Intervention de Alain Anziani

Réunion du 1er février 2017 à 14h30
Obligations comptables des partis politiques — Adoption en procédure accélérée d'une proposition de loi dans le texte de la commission modifié

Photo de Alain AnzianiAlain Anziani, auteur de la proposition de loi :

Madame la présidente, madame la secrétaire d’État chargée des collectivités territoriales, mes chers collègues, l’origine de cette proposition de loi est simple, mais fracassante : il s’agit d’un emprunt russe contracté par le Front national. L’existence de cet emprunt, qui avait été révélée par la presse, a d’abord été contestée par le parti, puis reconnue par lui. Il a d’ailleurs eu tort de nier sa réalité puisqu’un tel emprunt n’est pas illégal en soi. Il pose cependant la question de la transparence des différents emprunts pouvant être souscrits par des candidats à une élection ou des partis politiques.

Lors de l’examen du projet de loi relatif à la transparence, à la lutte contre la corruption et à la modernisation de la vie économique, présenté par Michel Sapin, notre collègue député Romain Colas avait déposé un amendement visant à améliorer la transparence des emprunts. Cet amendement avait été adopté à l’Assemblée nationale. Il avait néanmoins reçu un accueil moins favorable au Sénat, qui avait estimé qu’il s’agissait d’un cavalier législatif.

Le Conseil constitutionnel a effectivement considéré que ce dispositif n’avait pas de lien avec l’objet du projet de loi relatif à la transparence, à la lutte contre la corruption et à la modernisation de la vie économique et qu’il était donc contraire à l’article 45 de la Constitution. C’est la raison pour laquelle j’ai déposé la présente proposition de loi, qui reprend substantiellement les dispositions adoptées dans le cadre de la loi Sapin II.

L’article 1er vise le candidat et le candidat tête de liste à une élection. L’article 2 vise les partis ou groupements politiques. Dans tous les cas, l’obligation est la même : publier toutes les informations relatives aux emprunts contractés, notamment l’identité et la nationalité du prêteur ainsi que les différentes modalités de l’emprunt.

Il ne s’agit pas là d’une révolution puisque, vous le savez, les partis politiques doivent chaque année transmettre leurs comptes à la Commission nationale des comptes de campagne et des financements politiques, y compris les informations relatives aux emprunts souscrits, mais, pour ces dernières, il n’existe pas d’obligation de publication. La Commission nationale des comptes de campagne souhaite que lui soient transmises annuellement, sous forme d’une annexe à ces comptes, les informations nécessaires à cette publication. C’est ce que nous proposons aujourd’hui.

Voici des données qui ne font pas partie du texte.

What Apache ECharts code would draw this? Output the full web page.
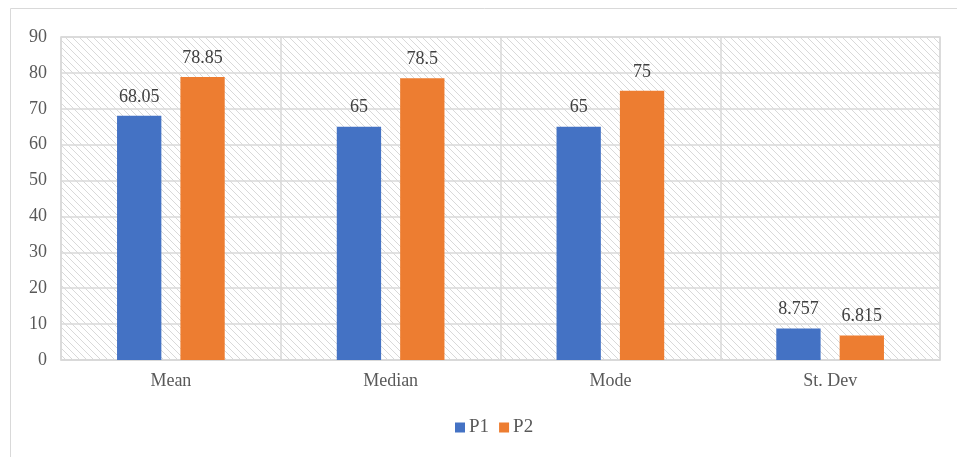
<!DOCTYPE html>
<html>
<head>
<meta charset="utf-8">
<style>
  html, body { margin: 0; padding: 0; background: #ffffff; }
  #chart { width: 957px; height: 457px; }
</style>
<script src="https://cdn.jsdelivr.net/npm/echarts@6/dist/echarts.min.js"></script>
</head>
<body>
<div id="chart"></div>
<script>
// Summary statistics for the two groups
const categories = ['Mean', 'Median', 'Mode', 'St. Dev'];
const p1Values = [68.05, 65, 65, 8.757];
const p2Values = [78.85, 78.5, 75, 6.815];
const yTicks = [0, 10, 20, 30, 40, 50, 60, 70, 80, 90];

// Light downward-diagonal hatch used as the plot background
function hatchTile() {
  const size = 7;
  const c = document.createElement('canvas');
  c.width = size; c.height = size;
  const ctx = c.getContext('2d');
  ctx.fillStyle = '#ffffff';
  ctx.fillRect(0, 0, size, size);
  ctx.fillStyle = '#d9d9d9';
  for (let i = 0; i < size; i++) {
    ctx.fillRect(i, i, 1, 1);
  }
  return c;
}

const textColor = '#595959';
const font = '"Liberation Serif", "Times New Roman", serif';

const chart = echarts.init(document.getElementById('chart'));
chart.setOption({
  animation: false,
  textStyle: { fontFamily: font },
  graphic: [{
    type: 'rect',
    shape: { x: 10.5, y: 8.5, width: 1000, height: 500 },
    style: { fill: 'none', stroke: '#d9d9d9', lineWidth: 1 },
    silent: true
  }],
  grid: {
    left: 61, right: 17, top: 37, bottom: 97,
    show: true,
    backgroundColor: { image: hatchTile(), repeat: 'repeat' },
    borderColor: '#d9d9d9',
    borderWidth: 1.5
  },
  legend: {
    bottom: 15,
    left: 450,
    itemWidth: 10,
    itemHeight: 10,
    itemGap: 10,
    icon: 'rect',
    textStyle: { color: textColor, fontSize: 19, fontFamily: font, padding: [0, 0, 0, -1] },
    data: ['P1', 'P2']
  },
  xAxis: {
    type: 'category',
    data: categories,
    axisLine: { show: true, lineStyle: { color: '#d9d9d9', width: 1.5 } },
    axisTick: { show: false },
    splitLine: { show: true, lineStyle: { color: '#d9d9d9', width: 1.5 } },
    axisLabel: { color: textColor, fontSize: 18, fontFamily: font, margin: 12 }
  },
  yAxis: {
    type: 'value',
    min: yTicks[0],
    max: yTicks[yTicks.length - 1],
    interval: 10,
    axisLine: { show: false },
    axisTick: { show: false },
    splitLine: { show: true, lineStyle: { color: '#d9d9d9', width: 1.5 } },
    axisLabel: { color: textColor, fontSize: 18, fontFamily: font, margin: 14 }
  },
  series: [
    {
      name: 'P1',
      type: 'bar',
      data: p1Values,
      barGap: '43%',
      barCategoryGap: '51%',
      itemStyle: { color: '#4472c4' },
      label: { show: true, position: 'top', distance: 10, color: '#404040', fontSize: 18, fontFamily: font }
    },
    {
      name: 'P2',
      type: 'bar',
      data: p2Values,
      itemStyle: { color: '#ed7d31' },
      label: { show: true, position: 'top', distance: 10, color: '#404040', fontSize: 18, fontFamily: font }
    }
  ]
});
</script>
</body>
</html>
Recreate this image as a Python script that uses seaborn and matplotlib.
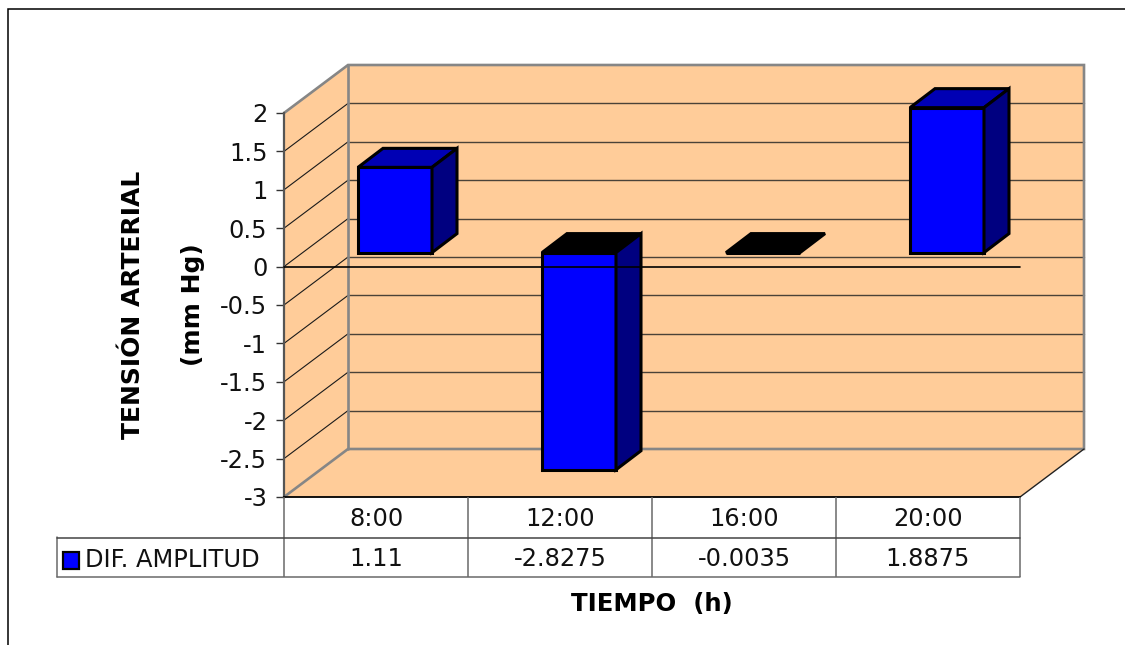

Le rapporteur de la commission des lois, Alain Vasselle, s’est longuement interrogé, ce dont je le remercie, sur la conformité d’une telle obligation à l’article 4 de la Constitution, qui garantit le libre exercice de leur activité aux partis politiques. Cette question avait déjà été soulevée à l’Assemblée nationale, notamment par Sandrine Mazetier, et au Sénat.

Après maintes réflexions et analyses, il est apparu que le fait de rendre obligatoire la publication des informations transmises à la Commission nationale des comptes de campagne n’entravait pas le fonctionnement des partis politiques. Il y a donc un consensus, de la part des plus hautes autorités qui ont été consultées, pour admettre la constitutionnalité de cette mesure.

La question s’est également posée de savoir si l’obligation, prévue à l’article 2, de rendre publics les flux financiers entre les partis politiques était ou non conforme à la Constitution. Le rapporteur de la commission des lois a considéré que ce point pouvait soulever un véritable problème de constitutionnalité. Je préfère m’en remettre à son avis pour éviter de fragiliser le texte. Je ne m’opposerai donc pas à l’amendement qui a été déposé par François Pillet sur ce point.

Notre collègue Jean-Pierre Grand a également déposé des amendements, dont plusieurs, inspirés par les travaux de la Commission nationale des comptes de campagne, sont très intéressants. Ils sont de nature à enrichir très utilement la proposition de loi que je vous invite à adopter.

La présente proposition de loi ne concerne pas l’élection présidentielle, dont les modalités ne peuvent être modifiées que par un projet ou une proposition de loi organique. Ce sera sans doute la prochaine étape de cette discussion, dont j’espère qu’elle ira à son terme à l’Assemblée nationale. En tout cas, je remercie le Gouvernement d’avoir engagé la procédure accélérée pour l’examen de ce texte. Je crois savoir que nos collègues députés l’adopteront avant la fin de la session.